L’unica verità è che nel 2016 Vance era un conservatore critico nei confronti della nuova leadership del Grand Old Party. «Non mi nascondo. Ero certamente scettico nei confronti di Donald Trump nel 2016, ma il presidente Trump è stato un gran presidente, e ho cambiato opinione. Ci ha portato pace e prosperità», ha affermato ieri il senatore repubblicano dell’Ohio. Ci era cascato anche lui: «Mi sono bevuto le menzogne e le distorsioni dei media», ha ammesso. Come lui, possono fare altri.

L’ULTIMA CARTA
«Ho creduto a quest’idea che (Trump) fosse in qualche modo differente, una terribile minaccia per la democrazia», ha detto il senatore, sostenendo però che il suo scetticismo passato potrebbe contribuire a conquistare parte dell’elettorato statunitense più scettico in vista delle elezioni di novembre. «Ho detto alcune brutte cose su Donald Trump dieci anni fa. Posso sostenere di fronte ai cittadini americani, persone che magari erano scettiche nei confronti del presidente nel 2016, e che potrebbero esserlo ancora, che abbiamo visto risultati concreti».

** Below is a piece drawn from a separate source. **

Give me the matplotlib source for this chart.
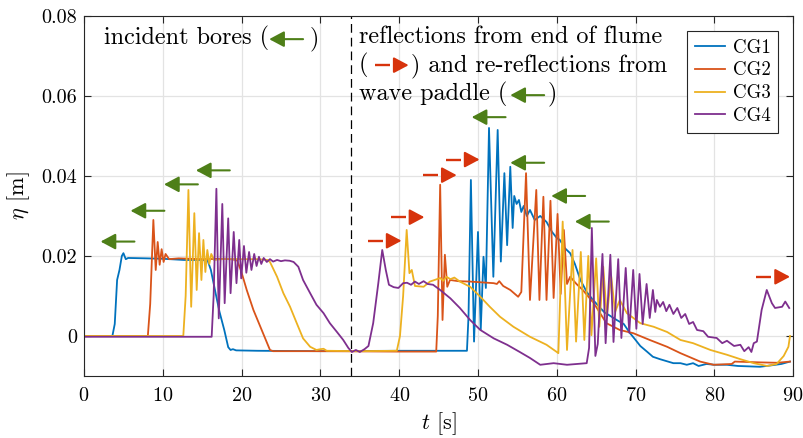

Secondo la Cnn, però, i Democratici vedono in Vance la possibilità di indebolire la campagna di Trump evitando ulteriori attacchi personali nei confronti di quest'ultimo. I Democratici - scrive la Cnn - «credono che Vance offra opportunità significative» evidenziando le posizioni del senatore sull’aborto, le sue passate critiche a Trump, e dipingendolo come il suo clone politico». Non hanno più altre carte da giocare.